What you have to do: Repeat all of the material below exactly as written, images excluded.

*** Records for this exercise

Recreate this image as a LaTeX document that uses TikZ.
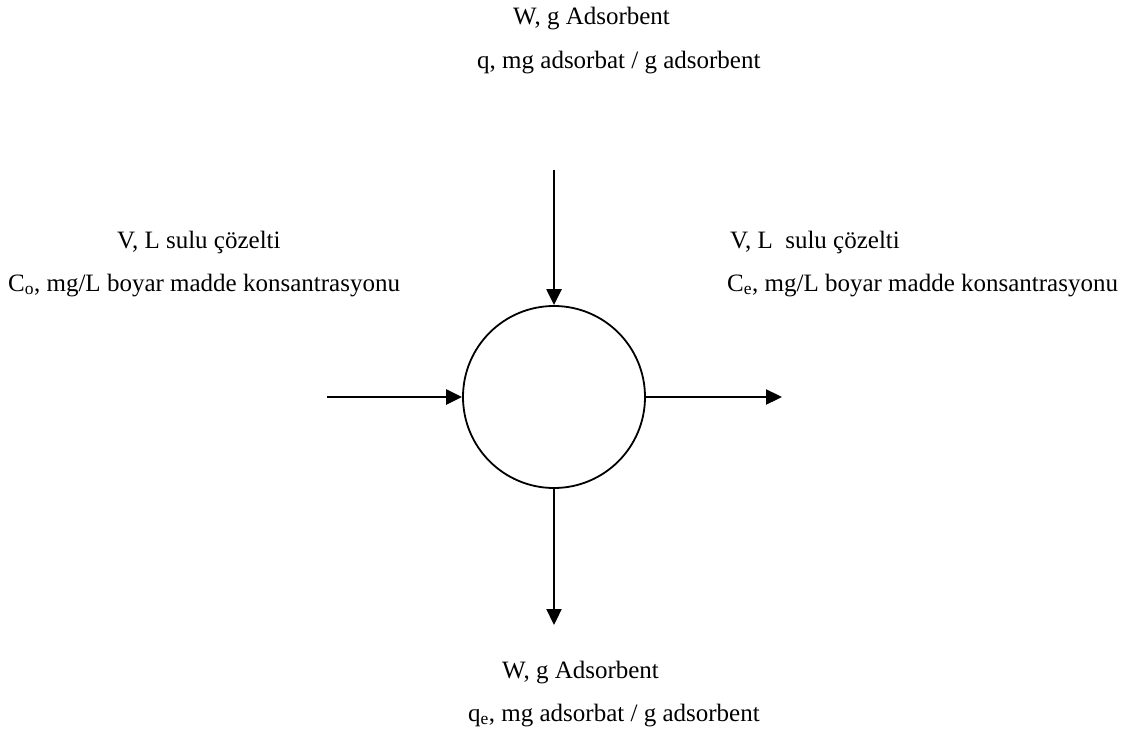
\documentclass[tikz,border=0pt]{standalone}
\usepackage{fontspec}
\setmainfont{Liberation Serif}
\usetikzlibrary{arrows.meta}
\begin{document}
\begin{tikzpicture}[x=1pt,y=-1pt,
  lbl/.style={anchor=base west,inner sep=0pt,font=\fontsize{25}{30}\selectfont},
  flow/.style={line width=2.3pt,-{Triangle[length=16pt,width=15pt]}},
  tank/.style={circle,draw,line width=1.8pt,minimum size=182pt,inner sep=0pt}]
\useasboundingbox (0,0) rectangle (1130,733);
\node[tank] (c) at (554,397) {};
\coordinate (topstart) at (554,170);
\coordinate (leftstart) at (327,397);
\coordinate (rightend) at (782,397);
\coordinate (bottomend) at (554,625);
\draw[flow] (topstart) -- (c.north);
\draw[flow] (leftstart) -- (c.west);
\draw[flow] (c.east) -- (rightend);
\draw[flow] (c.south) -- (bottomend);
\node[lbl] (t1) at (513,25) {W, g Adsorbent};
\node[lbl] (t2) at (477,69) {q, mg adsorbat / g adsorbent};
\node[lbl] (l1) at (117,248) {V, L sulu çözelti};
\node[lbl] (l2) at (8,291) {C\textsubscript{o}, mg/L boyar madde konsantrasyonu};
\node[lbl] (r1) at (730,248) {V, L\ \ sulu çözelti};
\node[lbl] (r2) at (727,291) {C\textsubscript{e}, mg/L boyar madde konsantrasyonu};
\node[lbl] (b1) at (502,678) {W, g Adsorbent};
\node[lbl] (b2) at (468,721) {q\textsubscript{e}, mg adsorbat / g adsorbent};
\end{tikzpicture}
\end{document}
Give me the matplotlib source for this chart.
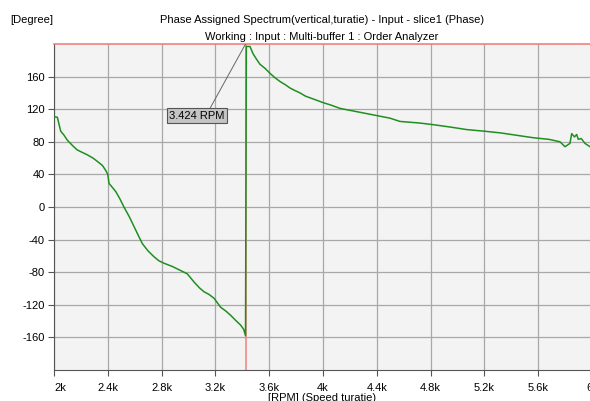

******

Answer to this problem:
Recreate this image as a LaTeX document that uses TikZ.
\documentclass[tikz,border=0pt]{standalone}
\usepackage{fontspec}
\setmainfont{Liberation Serif}
\usetikzlibrary{arrows.meta}
\begin{document}
\begin{tikzpicture}[x=1pt,y=-1pt,
  lbl/.style={anchor=base west,inner sep=0pt,font=\fontsize{25}{30}\selectfont},
  flow/.style={line width=2.3pt,-{Triangle[length=16pt,width=15pt]}},
  tank/.style={circle,draw,line width=1.8pt,minimum size=182pt,inner sep=0pt}]
\useasboundingbox (0,0) rectangle (1130,733);
\node[tank] (c) at (554,397) {};
\coordinate (topstart) at (554,170);
\coordinate (leftstart) at (327,397);
\coordinate (rightend) at (782,397);
\coordinate (bottomend) at (554,625);
\draw[flow] (topstart) -- (c.north);
\draw[flow] (leftstart) -- (c.west);
\draw[flow] (c.east) -- (rightend);
\draw[flow] (c.south) -- (bottomend);
\node[lbl] (t1) at (513,25) {W, g Adsorbent};
\node[lbl] (t2) at (477,69) {q, mg adsorbat / g adsorbent};
\node[lbl] (l1) at (117,248) {V, L sulu çözelti};
\node[lbl] (l2) at (8,291) {C\textsubscript{o}, mg/L boyar madde konsantrasyonu};
\node[lbl] (r1) at (730,248) {V, L\ \ sulu çözelti};
\node[lbl] (r2) at (727,291) {C\textsubscript{e}, mg/L boyar madde konsantrasyonu};
\node[lbl] (b1) at (502,678) {W, g Adsorbent};
\node[lbl] (b2) at (468,721) {q\textsubscript{e}, mg adsorbat / g adsorbent};
\end{tikzpicture}
\end{document}
Give me the matplotlib source for this chart.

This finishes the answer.